Canadian Herstory

Reviewed by Hilary Turner

In chronicling the lives of single-minded and occasionally ruthless women, these two absorbing novels remind us that the fabric of society depends as much on the private struggles, decisions, and quiet ambitions of women as it does on the more public deeds of their fathers, brothers, lovers, and husbands. Novels that span several generations are especially good at showing the historical weight of the hand that rocks the cradle. In these books, both Catherine Hunter and Mary Soderstrom create plots that trace the social and psychological consequences of the actions of obscure young women. As mothers, and later as grandmothers, the central characters of each story are believably resolute and also believably flawed.

After Light begins in the 1920s, the years of “the Troubles” in Ireland, and ends in or near the present day. In famine-stricken Galway, seventeen-year-old Deirdre Quinn is forced to marry a widower with seven children. Understandably resentful, and in love with another man, she takes the first available opportunity to ditch the kids (at an orphanage), pocket the assets of her accidentally deceased new husband (probably illegal), and reconnect with her true love (handsome, but unreliable). The precipitating event of this lengthy novel is thus that a disillusioned, possibly criminal, and now pregnant young woman books a solitary passage to North America, packing enough ancestral anger in her trunk to frost the psychological socks of several generations of descendants.

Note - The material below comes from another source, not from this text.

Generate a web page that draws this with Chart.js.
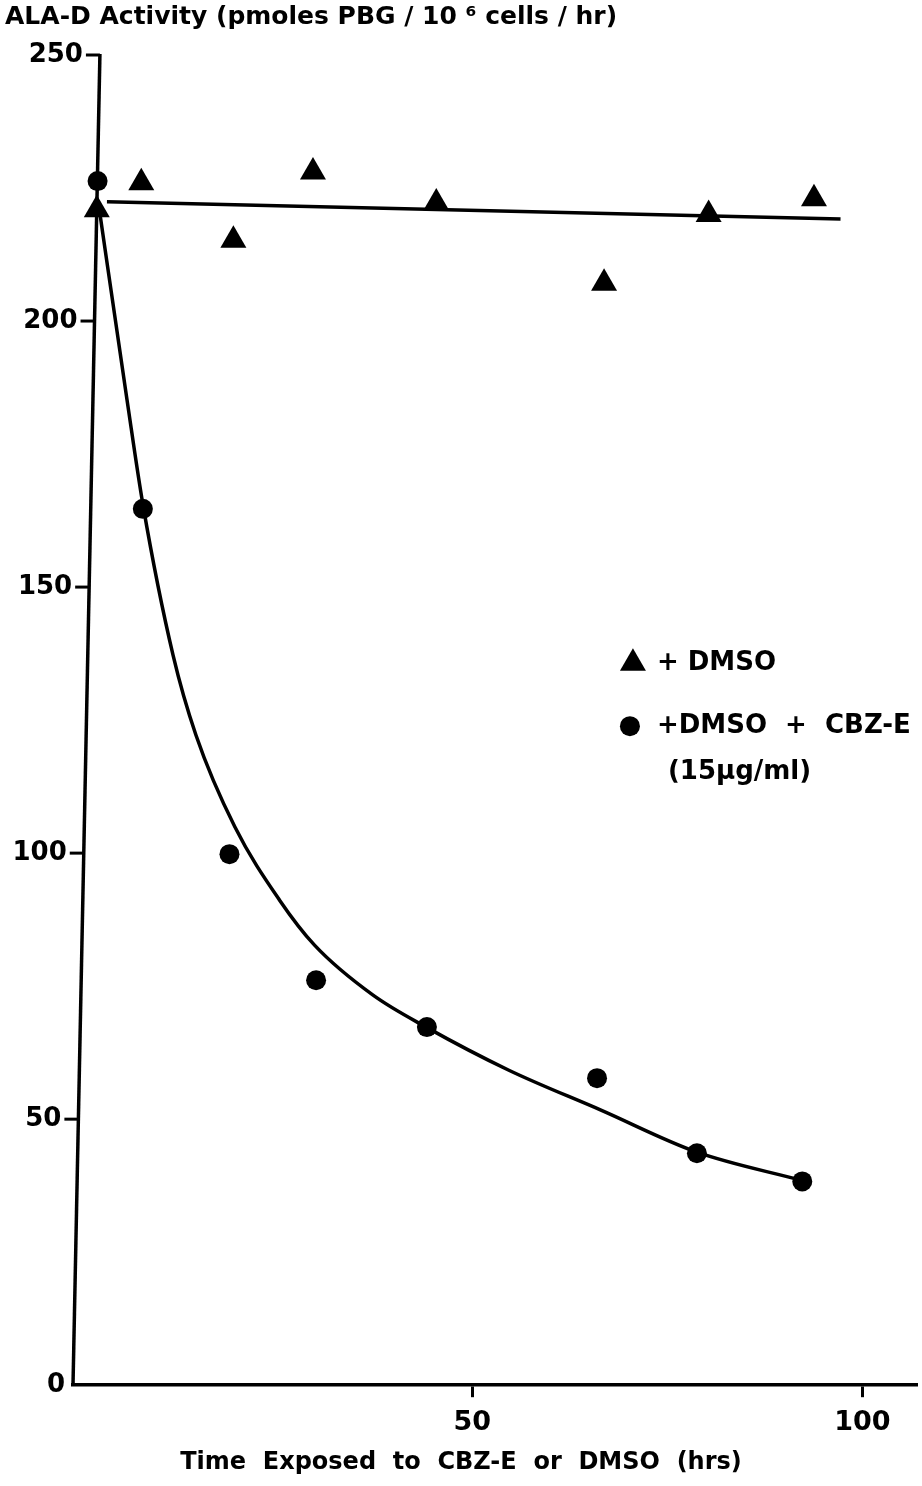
<!DOCTYPE html>
<html>
<head>
<meta charset="utf-8">
<title>ALA-D Activity</title>
<script src="https://cdn.jsdelivr.net/npm/chart.js@4.4.1/dist/chart.umd.min.js"></script>
<style>
    html, body { margin: 0; padding: 0; background: #fff; }
    canvas { display: block; }
</style>
</head>
<body>
<canvas id="alaChart" width="922" height="1486"></canvas>
<script>
// 데이터
const dmsoHours = [1.9, 7.6, 19.4, 29.6, 45.4, 66.9, 80.3, 93.8];
const dmsoActivity = [220.9, 226.0, 215.2, 228.0, 222.2, 207.1, 220.0, 223.0];

const cbzHours = [2.0, 7.8, 18.9, 30.0, 44.2, 66.0, 78.8, 92.3];
const cbzActivity = [226.3, 164.7, 99.8, 76.1, 67.3, 57.7, 43.6, 38.3];

// 손으로 그린 추세선
const dmsoFitHours = [3.2, 97.2];
const dmsoFitActivity = [222.4, 219.2];

const cbzFitHours = [2.05, 5.77, 7.82, 11.67, 14.6, 19.6, 25.3, 29.8, 37.3, 44.1, 54.7, 66.5, 78.8, 92.2];
const cbzFitActivity = [222.7, 185.2, 165.4, 137.2, 122.2, 104.9, 91.2, 82.7, 73.3, 67.3, 59.2, 51.7, 43.8, 38.5];

const xTickValues = [50, 100];
const yTickValues = [0, 50, 100, 150, 200, 250];

const legendLines = [['+ DMSO'], ['+DMSO  +  CBZ-E', '(15\u03bcg/ml)']];

document.addEventListener('DOMContentLoaded', () => {
    const toPoints = (xs, ys) => xs.map((v, i) => ({ x: v, y: ys[i] }));
    const fontFamily = '"DejaVu Sans", sans-serif';

    // 약간 기울어진 Y축 (원본 스캔처럼)
    const skewedAxis = {
        id: 'skewedAxis',
        beforeDatasetsDraw(chart) {
            const { ctx, scales: { x, y } } = chart;
            const bottomHour = -1.15, topHour = 2.3;
            const axisX = (v) => x.getPixelForValue(bottomHour + (topHour - bottomHour) * (v - y.min) / (y.max - y.min));
            ctx.save();
            ctx.strokeStyle = '#000';
            ctx.fillStyle = '#000';
            ctx.lineWidth = 3.5;
            ctx.beginPath();
            ctx.moveTo(axisX(y.min), y.getPixelForValue(y.min));
            ctx.lineTo(axisX(y.max), y.getPixelForValue(y.max) - 1);
            ctx.stroke();

            ctx.lineWidth = 3;
            ctx.font = 'bold 26px ' + fontFamily;
            ctx.textAlign = 'right';
            ctx.textBaseline = 'middle';
            yTickValues.forEach((v) => {
                const ax = axisX(v);
                const py = y.getPixelForValue(v);
                if (v > 0) {
                    ctx.beginPath();
                    ctx.moveTo(ax - 14, py);
                    ctx.lineTo(ax, py);
                    ctx.stroke();
                }
                ctx.fillText(String(v), v > 0 ? ax - 17 : ax - 8, py);
            });
            ctx.restore();
        }
    };

    // 차트 안쪽 범례 그리기
    const insideLegend = {
        id: 'insideLegend',
        afterDatasetsDraw(chart) {
            const { ctx, scales: { x, y } } = chart;
            const px = x.getPixelForValue(70.6);
            const py = y.getPixelForValue(135.7);
            ctx.save();
            ctx.fillStyle = '#000';
            ctx.font = 'bold 26px ' + fontFamily;
            ctx.textBaseline = 'middle';
            ctx.textAlign = 'left';

            // 삼각형
            const r = 15;
            ctx.beginPath();
            ctx.moveTo(px, py - r);
            ctx.lineTo(px + r * 0.866, py + r * 0.5);
            ctx.lineTo(px - r * 0.866, py + r * 0.5);
            ctx.closePath();
            ctx.fill();
            ctx.fillText(legendLines[0][0], px + 24, py);

            // 원
            ctx.beginPath();
            ctx.arc(px - 3, py + 63, 10, 0, Math.PI * 2);
            ctx.fill();
            ctx.fillText(legendLines[1][0], px + 24, py + 63);
            ctx.fillText(legendLines[1][1], px + 35, py + 109);
            ctx.restore();
        }
    };

    const ctx = document.getElementById('alaChart').getContext('2d');
    const alaChart = new Chart(ctx, {
        type: 'scatter',
        data: {
            datasets: [{
                label: '+ DMSO',
                data: toPoints(dmsoHours, dmsoActivity),
                pointStyle: 'triangle',
                pointRadius: 15,
                backgroundColor: '#000',
                borderColor: '#000',
                borderWidth: 0,
                clip: false
            }, {
                label: '+DMSO + CBZ-E',
                data: toPoints(cbzHours, cbzActivity),
                pointStyle: 'circle',
                pointRadius: 10,
                backgroundColor: '#000',
                borderColor: '#000',
                borderWidth: 0,
                clip: false
            }, {
                label: 'DMSO fit',
                data: toPoints(dmsoFitHours, dmsoFitActivity),
                showLine: true,
                pointRadius: 0,
                borderColor: '#000',
                borderWidth: 3.5,
                clip: false
            }, {
                label: 'CBZ-E fit',
                data: toPoints(cbzFitHours, cbzFitActivity),
                showLine: true,
                pointRadius: 0,
                borderColor: '#000',
                borderWidth: 3.5,
                cubicInterpolationMode: 'monotone', // 부드러운 곡선
                clip: false
            }]
        },
        options: {
            responsive: false,
            animation: false,
            devicePixelRatio: 1,
            layout: { autoPadding: false, padding: { left: 5, right: 5, top: 0, bottom: 0 } },
            plugins: {
                legend: { display: false },
                tooltip: { enabled: false },
                title: {
                    display: true,
                    text: 'ALA-D Activity (pmoles PBG / 10 \u2076 cells / hr)',
                    align: 'start',
                    color: '#000',
                    font: { family: fontFamily, size: 25, weight: 'bold' },
                    padding: { top: 2, bottom: 23 }
                },
                subtitle: {
                    display: true,
                    position: 'bottom',
                    text: 'Time  Exposed  to  CBZ-E  or  DMSO  (hrs)',
                    color: '#000',
                    font: { family: fontFamily, size: 24, weight: 'bold' },
                    padding: { top: 8, bottom: 9 }
                }
            },
            scales: {
                x: {
                    type: 'linear',
                    min: -1.15,
                    max: 107,
                    afterBuildTicks: (scale) => { scale.ticks = xTickValues.map(v => ({ value: v })); },
                    afterFit: (scale) => {
                        scale.height = 55;
                        scale.paddingLeft = 0;
                        scale.paddingRight = 0;
                    },
                    grid: { drawOnChartArea: false, drawTicks: true, tickLength: 12, tickWidth: 3, tickColor: '#000' },
                    border: { display: true, color: '#000', width: 3.5 },
                    ticks: { color: '#000', padding: 10, maxRotation: 0, font: { family: fontFamily, size: 27, weight: 'bold' } }
                },
                y: {
                    min: 0,
                    max: 250,
                    afterFit: (scale) => { scale.width = 68; },
                    grid: { display: false },
                    border: { display: false },
                    ticks: { display: false }
                }
            }
        },
        plugins: [skewedAxis, insideLegend]
    });
});
</script>
</body>
</html>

Alternating between episodes in the past and action in the present, Hunter explores the laws of emotional cause and effect that determine the destiny of family members. She strikes a balance between the drives and secrets of individuals and the opportunities offered to them by history. War, for example, plays an important role in After Light, first bestowing an education on young Frank, a gifted artist and Deirdre’s only biological son—and then depriving him of his sight and most of his confidence. The irony is compounded by Frank’s inability to provide emotional security for his own two daughters despite his determination to discard the emotional baggage of his upbringing. Family patterns repeat themselves when Roisin, of the third generation, inherits her father’s artistic gift, but is so emotionally battered that years go by before she can gainfully exercise it. Only Siobhan, her sister, seems to combine a powerful survival instinct with an ability to accommodate the needs of others. The prodigal hand of fate seems at last to grow kindlier when Siobhan and her nephew Kyle, the only member of the fourth generation, collaborate on preparing an exhibition of the impressive collections of paintings and drawings left behind by Roisin. Given their legacy of misadventure, this resolution is not unrealistically tidy, but hopeful nonetheless.

A similar struggle against a powerful current informs River Music. The title itself captures the possibility of both acquiescence and resistance to external events. The career of Gloria Foster, a gifted pianist who comes of age in postwar Montreal, exemplifies both. She must grapple with the financial obstacles that stand in the way of her success; she must practise long hours to master her craft; yet she is pragmatic enough to realize that without male support (which must be paid for in kind) many doors will remain closed. Gloria is manipulative, possibly narcissistic; yet she remains admirable in her stoical recognition that the emotional price of success is a price like any other. Her duplicity where men are concerned may have created “a dead spot in her heart,” and it has certainly sown its share of resentment and insecurity among her descendants—and yet she has been faithful to her talent and her art.

Only one regret remains to Gloria at the end of her life. The odds are reasonable that a child she abandoned for adoption at birth may well have become the legendary Canadian composer Claude Vivier (1948-1983). The secret of his existence, which she has kept for many decades, now haunts her as a lost opportunity—not so much for the love of a child or another human bond, but for the companionship he might have given her in the world of music. It is a brilliant touch on Soderstrom’s part to anchor Gloria’s story in historical fact, and to use Vivier’s haunting composition, “Lonely Child,” as a symbolic commentary on the perils of single-minded determination. The resolute are often successful: they get things done—and they end up alone.